DATASET CONTENT:
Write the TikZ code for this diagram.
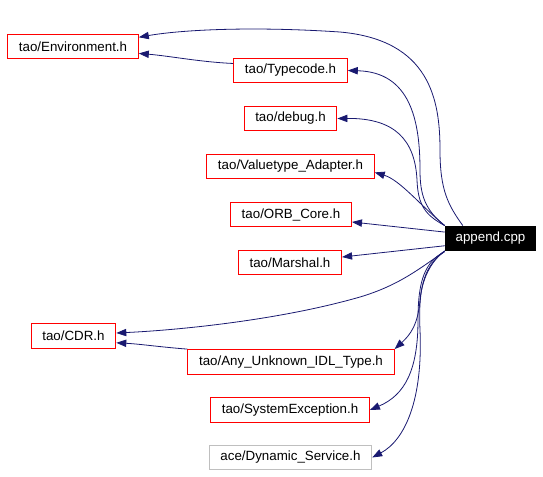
\documentclass[tikz,border=0pt]{standalone}
\usepackage{fontspec}
\setmainfont{Liberation Sans}
\usepackage{xcolor}
\usepackage{tikz}
\usetikzlibrary{arrows.meta}
\definecolor{edgeblue}{HTML}{191970}
\definecolor{boxgray}{HTML}{BFBFBF}

\begin{document}
\begin{tikzpicture}
  [
    x=0.75pt, y=-0.75pt,
    file/.style={
       draw=red,
       fill=white,
       line width=0.75pt,
       font=\fontsize{10}{12}\selectfont,
       inner xsep=8.4pt,
       inner ysep=0pt,
       minimum height=18.6pt
    },
    main/.style={
       file,
       draw=black,
       fill=black,
       text=white,
       inner xsep=7.8pt
    },
    dep/.style={
       draw=edgeblue,
       line width=0.6pt,
       -{Triangle[length=7.5pt,width=5.5pt]}
    }
  ]
  \useasboundingbox (0,0) rectangle (543,476);

  \node (app) at (490.5,238.5) [main]                 {append.cpp};
  \node (env) at ( 73.0, 46.5) [file]                 {tao/Environment.h};
  \node (tc)  at (290.5, 70.5) [file]                 {tao/Typecode.h};
  \node (dbg) at (290.5,118.5) [file]                 {tao/debug.h};
  \node (vt)  at (290.5,166.5) [file]                 {tao/Valuetype\_Adapter.h};
  \node (orb) at (291.0,214.5) [file]                 {tao/ORB\_Core.h};
  \node (msh) at (290.0,262.5) [file]                 {tao/Marshal.h};
  \node (cdr) at ( 73.5,336.0) [file]                 {tao/CDR.h};
  \node (any) at (291.0,362.0) [file]                 {tao/Any\_Unknown\_IDL\_Type.h};
  \node (se)  at (290.0,410.0) [file]                 {tao/SystemException.h};
  \node (ds)  at (290.5,457.5) [file, draw=boxgray]   {ace/Dynamic\_Service.h};

  \draw [dep] (app.155) .. controls (448,205) and (440,190) .. (440,150)
              .. controls (440,100) and (430,40) .. (340,32)
              .. controls (250,26) and (180,30) .. (env.8);
  \draw [dep] (tc.173) .. controls (200,62) and (170,56) .. (env.354);
  \draw [dep] (app.north west) .. controls (425,210) and (420,195) .. (420,170)
              .. controls (420,120) and (410,72) .. (tc.east);
  \draw [dep] (app.north west) .. controls (425,215) and (418,205) .. (417,180)
              .. controls (415,140) and (395,118) .. (dbg.east);
  \draw [dep] (app.north west) .. controls (420,205) and (400,180) .. (vt.356);
  \draw [dep] (app.172) -- (orb.353);
  \draw [dep] (app.189) -- (msh.6);

  \draw [dep] (app.south west) .. controls (420,268) and (400,285) .. (360,297)
              .. controls (280,320) and (180,330) .. (cdr.4);
  \draw [dep] (any.north west) .. controls (160,347) and (140,344) .. (cdr.351);
  \draw [dep] (app.195) .. controls (430,262) and (422,280) .. (420,300)
              .. controls (418,325) and (410,335) .. (any.north east);
  \draw [dep] (app.south west) .. controls (425,262) and (418,280) .. (418,320)
              .. controls (418,370) and (405,395) .. (se.east);
  \draw [dep] (app.south west) .. controls (425,265) and (418,285) .. (420,330)
              .. controls (423,400) and (405,440) .. (ds.east);
\end{tikzpicture}
\end{document}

GIVEN INSTRUCTION:
Repeat the material above verbatim. Leave the pictures behind.

CORRECT ANSWER:
Write the TikZ code for this diagram.
\documentclass[tikz,border=0pt]{standalone}
\usepackage{fontspec}
\setmainfont{Liberation Sans}
\usepackage{xcolor}
\usepackage{tikz}
\usetikzlibrary{arrows.meta}
\definecolor{edgeblue}{HTML}{191970}
\definecolor{boxgray}{HTML}{BFBFBF}

\begin{document}
\begin{tikzpicture}
  [
    x=0.75pt, y=-0.75pt,
    file/.style={
       draw=red,
       fill=white,
       line width=0.75pt,
       font=\fontsize{10}{12}\selectfont,
       inner xsep=8.4pt,
       inner ysep=0pt,
       minimum height=18.6pt
    },
    main/.style={
       file,
       draw=black,
       fill=black,
       text=white,
       inner xsep=7.8pt
    },
    dep/.style={
       draw=edgeblue,
       line width=0.6pt,
       -{Triangle[length=7.5pt,width=5.5pt]}
    }
  ]
  \useasboundingbox (0,0) rectangle (543,476);

  \node (app) at (490.5,238.5) [main]                 {append.cpp};
  \node (env) at ( 73.0, 46.5) [file]                 {tao/Environment.h};
  \node (tc)  at (290.5, 70.5) [file]                 {tao/Typecode.h};
  \node (dbg) at (290.5,118.5) [file]                 {tao/debug.h};
  \node (vt)  at (290.5,166.5) [file]                 {tao/Valuetype\_Adapter.h};
  \node (orb) at (291.0,214.5) [file]                 {tao/ORB\_Core.h};
  \node (msh) at (290.0,262.5) [file]                 {tao/Marshal.h};
  \node (cdr) at ( 73.5,336.0) [file]                 {tao/CDR.h};
  \node (any) at (291.0,362.0) [file]                 {tao/Any\_Unknown\_IDL\_Type.h};
  \node (se)  at (290.0,410.0) [file]                 {tao/SystemException.h};
  \node (ds)  at (290.5,457.5) [file, draw=boxgray]   {ace/Dynamic\_Service.h};

  \draw [dep] (app.155) .. controls (448,205) and (440,190) .. (440,150)
              .. controls (440,100) and (430,40) .. (340,32)
              .. controls (250,26) and (180,30) .. (env.8);
  \draw [dep] (tc.173) .. controls (200,62) and (170,56) .. (env.354);
  \draw [dep] (app.north west) .. controls (425,210) and (420,195) .. (420,170)
              .. controls (420,120) and (410,72) .. (tc.east);
  \draw [dep] (app.north west) .. controls (425,215) and (418,205) .. (417,180)
              .. controls (415,140) and (395,118) .. (dbg.east);
  \draw [dep] (app.north west) .. controls (420,205) and (400,180) .. (vt.356);
  \draw [dep] (app.172) -- (orb.353);
  \draw [dep] (app.189) -- (msh.6);

  \draw [dep] (app.south west) .. controls (420,268) and (400,285) .. (360,297)
              .. controls (280,320) and (180,330) .. (cdr.4);
  \draw [dep] (any.north west) .. controls (160,347) and (140,344) .. (cdr.351);
  \draw [dep] (app.195) .. controls (430,262) and (422,280) .. (420,300)
              .. controls (418,325) and (410,335) .. (any.north east);
  \draw [dep] (app.south west) .. controls (425,262) and (418,280) .. (418,320)
              .. controls (418,370) and (405,395) .. (se.east);
  \draw [dep] (app.south west) .. controls (425,265) and (418,285) .. (420,330)
              .. controls (423,400) and (405,440) .. (ds.east);
\end{tikzpicture}
\end{document}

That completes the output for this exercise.